1. Technical Field
The present invention relates to a satellite signal receiving device, an electronic timepiece, and a satellite signal receiving method for receiving satellite signals transmitted from positioning information satellites such as GPS satellites and Quasi-Zenith Satellites.
2. Related Art
Operation of the Quasi-Zenith Satellite System (QZSS) has started in Japan to augment the Global Positioning System (GPS) that uses GPS satellites. Because the quasi-zenith satellites (QZS) used in the Quasi-Zenith Satellite System transmit signals compatible with the L1 C/A signals used by the GPS system, a quasi-zenith satellite can also be used as a GPS satellite.
The Quasi-Zenith Satellite System is a satellite system that uses a combination the quasi-zenith satellites on plural orbits (quasi-zenith orbits) so that one satellite is always near the zenith over Japan. The path of the quasi-zenith satellites orbits the Earth on the same period as the rotation of the Earth on a specific inclination (the inclination of the orbital plane to the equatorial plane). As a result, the satellites follow an asymmetrical figure-8 pattern as shown in FIG. 16.
Because a quasi-zenith satellite is always near the zenith in Japan, the possibility of being able to receive a signal from a quasi-zenith satellite is high even in locations where GPS satellites are hidden by mountains or buildings.
Because a quasi-zenith satellite can only remain at a high latitude position for part of its orbital period, three or more satellites are planned to be placed in orbit on the same path so that one quasi-zenith satellite is always stationed above Japan. A Quasi-Zenith Satellite System of four satellites will be deployed with three satellites on a quasi-zenith orbit and one satellite on a geostationary orbit. As a result, at least one quasi-zenith satellite will always be located above Japan, and the probability of successful reception should be improved.
To shorten the time required for positioning in a cold start mode, which occurs when operation starts with no satellite orbit information stored locally, JP-A-2006-317225 discloses a satellite signal receiver that receives signals transmitted from a quasi-zenith satellite described above.

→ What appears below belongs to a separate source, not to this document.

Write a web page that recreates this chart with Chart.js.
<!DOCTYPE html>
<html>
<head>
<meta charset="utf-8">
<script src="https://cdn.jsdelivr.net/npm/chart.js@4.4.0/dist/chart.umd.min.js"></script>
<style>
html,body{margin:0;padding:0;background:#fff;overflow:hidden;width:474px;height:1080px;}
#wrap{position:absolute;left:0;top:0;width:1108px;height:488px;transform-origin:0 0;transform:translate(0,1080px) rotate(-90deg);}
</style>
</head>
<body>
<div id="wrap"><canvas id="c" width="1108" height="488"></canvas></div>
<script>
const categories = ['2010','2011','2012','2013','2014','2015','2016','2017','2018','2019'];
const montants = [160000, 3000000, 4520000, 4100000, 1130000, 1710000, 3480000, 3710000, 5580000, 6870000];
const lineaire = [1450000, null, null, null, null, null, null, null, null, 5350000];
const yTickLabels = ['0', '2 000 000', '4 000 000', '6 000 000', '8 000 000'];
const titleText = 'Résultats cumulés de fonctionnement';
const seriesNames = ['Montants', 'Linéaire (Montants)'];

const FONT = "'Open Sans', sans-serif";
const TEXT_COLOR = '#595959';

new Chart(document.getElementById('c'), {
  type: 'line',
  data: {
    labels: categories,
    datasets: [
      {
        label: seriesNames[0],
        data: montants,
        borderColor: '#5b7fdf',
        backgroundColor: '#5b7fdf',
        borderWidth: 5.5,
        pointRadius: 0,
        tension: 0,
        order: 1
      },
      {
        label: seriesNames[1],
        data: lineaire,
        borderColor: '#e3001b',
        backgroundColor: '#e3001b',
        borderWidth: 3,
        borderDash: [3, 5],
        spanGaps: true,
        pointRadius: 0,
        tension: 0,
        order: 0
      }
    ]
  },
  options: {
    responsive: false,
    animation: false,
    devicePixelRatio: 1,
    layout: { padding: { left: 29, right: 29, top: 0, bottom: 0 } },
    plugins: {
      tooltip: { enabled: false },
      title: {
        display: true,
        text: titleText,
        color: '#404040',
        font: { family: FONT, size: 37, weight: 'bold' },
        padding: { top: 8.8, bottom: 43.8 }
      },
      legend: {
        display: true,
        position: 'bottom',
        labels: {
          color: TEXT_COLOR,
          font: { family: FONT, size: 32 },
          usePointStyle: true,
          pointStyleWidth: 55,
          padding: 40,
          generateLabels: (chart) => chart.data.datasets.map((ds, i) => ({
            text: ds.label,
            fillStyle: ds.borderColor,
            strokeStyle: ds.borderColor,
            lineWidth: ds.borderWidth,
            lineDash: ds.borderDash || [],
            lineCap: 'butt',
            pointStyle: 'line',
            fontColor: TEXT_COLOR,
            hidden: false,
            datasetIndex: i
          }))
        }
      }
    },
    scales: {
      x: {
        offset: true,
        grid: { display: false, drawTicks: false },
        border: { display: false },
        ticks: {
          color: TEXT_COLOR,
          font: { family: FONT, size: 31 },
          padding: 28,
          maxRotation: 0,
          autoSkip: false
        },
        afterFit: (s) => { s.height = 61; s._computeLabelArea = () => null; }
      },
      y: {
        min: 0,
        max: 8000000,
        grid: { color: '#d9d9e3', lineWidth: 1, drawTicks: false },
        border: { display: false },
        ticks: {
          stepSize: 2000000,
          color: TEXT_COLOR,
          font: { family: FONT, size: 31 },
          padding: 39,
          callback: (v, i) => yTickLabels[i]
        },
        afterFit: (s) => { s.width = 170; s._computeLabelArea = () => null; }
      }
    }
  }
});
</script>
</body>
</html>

The satellite signal receiver disclosed in JP-A-2006-317225 includes a quasi-zenith satellite search unit that locates a quasi-zenith satellite, and a non-quasi-zenith satellite that locates a non-quasi-zenith satellite after the quasi-zenith satellite search unit finds a quasi-zenith satellite.
However, with the satellite signal receiver (satellite signal receiving device) described in JP-A-2006-317225, the search for a quasi-zenith satellite always occurs before the search for a non-quasi-zenith satellite (such as a GPS satellite). More specifically, JP-A-2006-317225 assumes that reception will only occur in locations where a quasi-zenith satellite is stationed directly overhead, such as by a car navigation system for automobiles used in Japan. As a result, JP-A-2006-317225 does not anticipate use in devices such as wristwatches, for example, that may move with the user when travelling to a country where quasi-zenith satellites do not exist (are not used).
Therefore, if the satellite signal receiver described in JP-A-2006-317225 is used in a country where quasi-zenith satellite signals cannot be received, reception from non-quasi-zenith satellites will be delayed because quasi-zenith satellites that cannot be received are searched for first, the satellite search time becomes long, and reception time increases significantly.
This problem is not limited to satellite signal receivers that can receive signals from the quasi-zenith satellites used in Japan's Quasi-Zenith Satellite System (QZSS), and is shared by other satellite signal receiving devices that can receive signals from GNSS satellites used in the Global Navigation Satellite System (GNSS) similar to the GPS system, and RNSS satellites used in Regional Navigation Satellite Systems (RNSS), which can only be received in limited areas similarly to QZSS.